* _Request_
Provide an exact copy of the data, excluding the images.

* _Collected material_
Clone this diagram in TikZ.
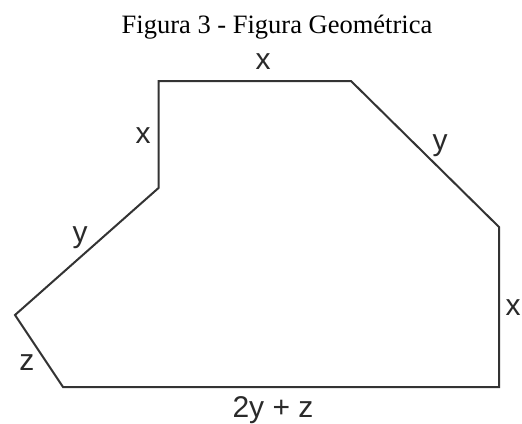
\documentclass[tikz,border=0pt]{standalone}
\usepackage{fontspec}
\setmainfont{Liberation Serif}
\newfontfamily\lblfont{Liberation Sans}
\definecolor{edgegray}{HTML}{333333}
\definecolor{lblgray}{HTML}{2A2A2A}
\begin{document}
\begin{tikzpicture}[x=1pt,y=-1pt,
  edge/.style={draw=edgegray,line width=2pt,line join=miter},
  lbl/.style={inner sep=0pt,text=lblgray,font=\lblfont\fontsize{30}{32}\selectfont},
  ttl/.style={inner sep=0pt,anchor=base,font=\fontsize{26.5}{30}\selectfont}]
\useasboundingbox (0,0) rectangle (522,423);
\fill[white] (0,0) rectangle (522,423);
\coordinate (A) at (158.5,81);
\coordinate (B) at (351,81);
\coordinate (C) at (499,227);
\coordinate (D) at (499,387);
\coordinate (E) at (63,387);
\coordinate (F) at (15,315);
\coordinate (G) at (158.5,188);
\draw[edge] (A) -- (B) -- (C) -- (D) -- (E) -- (F) -- (G) -- cycle;
\node[ttl] (title) at (277,33) {Figura 3 - Figura Geométrica};
\node[lbl] (lx1) at (263,62) {x};
\node[lbl] (lx2) at (143,136) {x};
\node[lbl] (ly1) at (440,146) {y};
\node[lbl] (ly2) at (80,238) {y};
\node[lbl] (lx3) at (513,308) {x};
\node[lbl] (lz) at (27,363) {z};
\node[lbl] (lb) at (273,410) {2y + z};
\end{tikzpicture}
\end{document}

* _Answer for this exercise_
Clone this diagram in TikZ.
\documentclass[tikz,border=0pt]{standalone}
\usepackage{fontspec}
\setmainfont{Liberation Serif}
\newfontfamily\lblfont{Liberation Sans}
\definecolor{edgegray}{HTML}{333333}
\definecolor{lblgray}{HTML}{2A2A2A}
\begin{document}
\begin{tikzpicture}[x=1pt,y=-1pt,
  edge/.style={draw=edgegray,line width=2pt,line join=miter},
  lbl/.style={inner sep=0pt,text=lblgray,font=\lblfont\fontsize{30}{32}\selectfont},
  ttl/.style={inner sep=0pt,anchor=base,font=\fontsize{26.5}{30}\selectfont}]
\useasboundingbox (0,0) rectangle (522,423);
\fill[white] (0,0) rectangle (522,423);
\coordinate (A) at (158.5,81);
\coordinate (B) at (351,81);
\coordinate (C) at (499,227);
\coordinate (D) at (499,387);
\coordinate (E) at (63,387);
\coordinate (F) at (15,315);
\coordinate (G) at (158.5,188);
\draw[edge] (A) -- (B) -- (C) -- (D) -- (E) -- (F) -- (G) -- cycle;
\node[ttl] (title) at (277,33) {Figura 3 - Figura Geométrica};
\node[lbl] (lx1) at (263,62) {x};
\node[lbl] (lx2) at (143,136) {x};
\node[lbl] (ly1) at (440,146) {y};
\node[lbl] (ly2) at (80,238) {y};
\node[lbl] (lx3) at (513,308) {x};
\node[lbl] (lz) at (27,363) {z};
\node[lbl] (lb) at (273,410) {2y + z};
\end{tikzpicture}
\end{document}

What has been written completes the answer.